I woke up this morning and wrote this down, so don’t expect a deep well thought out solution here! Expectations set? Great, so where do I lean?

  • My solution would be a set of patterns for *existing* systems to conform to, to reduce integration effort.
  • I would define a set of standard base data types for orders, inventory, customer profiles etc, and define them in a similar way to is pretty loose, but documents agreed meaning of data fields. Specific implementations then impose more specific rules (I support these fields, not those ones, this one is mandatory, etc.) Think of it like blobs of typed JSON, where the type system is extensible. An order management system might say “I understand the following order type, but addresses inside an order are an opaque blob to me that I will pass along – so I work with any address format!”
  • I would define patterns for flows between systems. Define patterns for reconciliation, bad data, schema evolution, staging, etc.

I am not yet convinced the problem needs another software vendor. Do we really need another shopping cart implementation? Another web storefront? 

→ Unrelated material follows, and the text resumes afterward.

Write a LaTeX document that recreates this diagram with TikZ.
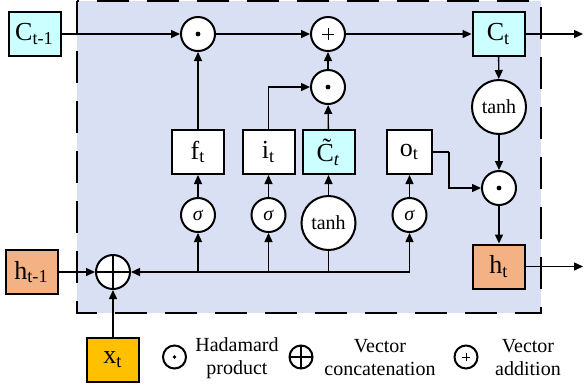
\documentclass[tikz,border=0pt]{standalone}
\usepackage{fontspec}
\setmainfont{Liberation Serif}
\usetikzlibrary{arrows.meta}

\definecolor{cellfill}{HTML}{D9E0F3}
\definecolor{statefill}{HTML}{CCFFFF}
\definecolor{hidfill}{HTML}{F4B183}
\definecolor{infill}{HTML}{FFC000}

\newcommand{\lsub}[1]{\textsubscript{#1}}

\tikzset{
	gatebox/.style={draw, line width=1pt, fill=white, inner sep=0pt,
		minimum width=26pt, minimum height=22pt, font=\fontsize{13}{15}\selectfont},
	opnode/.style={circle, draw, line width=1pt, fill=white, inner sep=0pt, minimum size=17pt},
	actnode/.style={circle, draw, line width=1pt, fill=white, inner sep=0pt,
		minimum size=27pt, font=\fontsize{10}{12}\selectfont},
	hadamard/.style={opnode, path picture={\fill[black] (path picture bounding box.center) circle (#1);}},
	hadamard/.default=1.2pt,
	vadd/.style={opnode, path picture={\draw[black, line width=0.5pt]
		([xshift=-#1]path picture bounding box.center) -- ([xshift=#1]path picture bounding box.center)
		([yshift=-#1]path picture bounding box.center) -- ([yshift=#1]path picture bounding box.center);}},
	vadd/.default=2.8pt,
	vcat/.style={opnode, path picture={\draw[black, line width=1pt]
		(path picture bounding box.north) -- (path picture bounding box.south)
		(path picture bounding box.west) -- (path picture bounding box.east);}},
	legendtext/.style={align=center, font=\fontsize{10}{11.5}\selectfont},
	flow/.style={line width=0.7pt, -{Triangle[length=4.5pt,width=4pt]}},
	wire/.style={line width=0.7pt},
}

\begin{document}
\begin{tikzpicture}[x=0.5pt, y=-0.5pt]
	\useasboundingbox (0,0) rectangle (584,387);
	%\draw[help lines, step=20] (0,0) grid (584,387);

	% cell
	\draw[fill=cellfill, line width=1pt, dash pattern=on 16pt off 9pt] (77,1) rectangle (541,313);

	\node (cprev) [gatebox, fill=statefill] at (34.5,34) {C\lsub{t-1}};
	\node (had1) [hadamard] at (198,34) {};
	\node (add) [vadd] at (328,34) {};
	\node (ct) [gatebox, fill=statefill] at (498.5,34) {C\lsub{t}};
	\coordinate (cout) at (583,34);

	\node (had2) [hadamard] at (328,87) {};

	\node (ft) [gatebox] at (198,152) {f\lsub{t}};
	\node (it) [gatebox] at (268.5,152) {i\lsub{t}};
	\node (ctil) [gatebox, fill=statefill] at (328.5,152) {\~{C}\lsub{\textit{t}}};
	\node (ot) [gatebox, minimum width=22.5pt] at (409.5,152) {o\lsub{t}};
	\coordinate (obend) at (449,152);

	\node (tanh2) [actnode] at (499,107) {tanh};
	\node (had3) [hadamard] at (499,188) {};
	\node (ht) [gatebox, fill=hidfill] at (499,266.5) {h\lsub{t}};
	\coordinate (hout) at (583,266.5);

	\node (sigf) [opnode, font=\fontsize{10}{12}\selectfont] at (198,215) {\textit{σ}};
	\node (sigi) [opnode, font=\fontsize{10}{12}\selectfont] at (268.5,215) {\textit{σ}};
	\node (tanh1) [actnode] at (328.5,223) {tanh};
	\node (sigo) [opnode, font=\fontsize{10}{12}\selectfont] at (409.5,215) {\textit{σ}};

	\node (hprev) [gatebox, fill=hidfill] at (31.5,272) {h\lsub{t-1}};
	\node (cat) [vcat] at (113,272) {};
	\coordinate (bus) at (409.5,272);
	\node (xt) [gatebox, fill=infill] at (113,359.5) {x\lsub{t}};

	% cell state
	\draw [flow] (cprev) -- (had1);
	\draw [flow] (had1) -- (add);
	\draw [flow] (add) -- (ct);
	\draw [flow] (ct) -- (cout);
	\draw [flow] (ft) -- (had1);
	\draw [flow] (it.north) |- (had2);
	\draw [flow] (ctil) -- (had2);
	\draw [flow] (had2) -- (add);

	% output
	\draw [flow] (ct) -- (tanh2);
	\draw [flow] (tanh2) -- (had3);
	\draw [wire] (ot.east) -- (obend);
	\draw [flow] (obend) |- (had3);
	\draw [flow] (had3) -- (ht);
	\draw [flow] (ht) -- (hout);

	% gates
	\draw [flow] (sigf) -- (ft);
	\draw [flow] (sigi) -- (it);
	\draw [flow] (tanh1) -- (ctil);
	\draw [flow] (sigo) -- (ot);
	\draw [flow] (sigf |- bus) -- (sigf);
	\draw [flow] (sigi |- bus) -- (sigi);
	\draw [wire] (tanh1 |- bus) -- (tanh1);
	\draw [flow] (bus) -- (sigo);
	\draw [flow] (bus) -- (cat);
	\draw [flow] (hprev) -- (cat);
	\draw [flow] (xt) -- (cat);

	% legend
	\node (lghad) [hadamard=0.9pt, minimum size=11.5pt] at (174.5,357) {};
	\node (lghadtxt) [legendtext] at (237,358) {Hadamard\\product};
	\node (lgcat) [vcat, minimum size=11.5pt] at (301,357) {};
	\node (lgcattxt) [legendtext] at (380,358) {Vector\\concatenation};
	\node (lgadd) [vadd=2pt, minimum size=11.5pt] at (466,357) {};
	\node (lgaddtxt) [legendtext] at (528,358) {Vector\\addition};
\end{tikzpicture}
\end{document}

I wonder whether the real way to move the industry forward is to get smart folks from existing vendors to meet together to hash out more agreement on data formats and interaction flows between systems. Come up with agreed patterns on topics such as schema evolution and system reconciliation. Can we all agree what an order is? A receipt? An address? How to deal with errors? How to reconcile systems efficiently?

Is it in their business interest to do so from vendors? Hmmm. Maybe not. It might not be the vendors who would drive such an effort, but rather the merchants/agencies/vertical tech partners that support them. Ignoring dark topics like platforms benefiting from lock-in, they have other priorities and limited resources.

Until the benefits are clear, the return on investment is clear, I don’t see a clear path forward for such musings to make any real progress. I think such an effort has to come from those feeling the pain the most.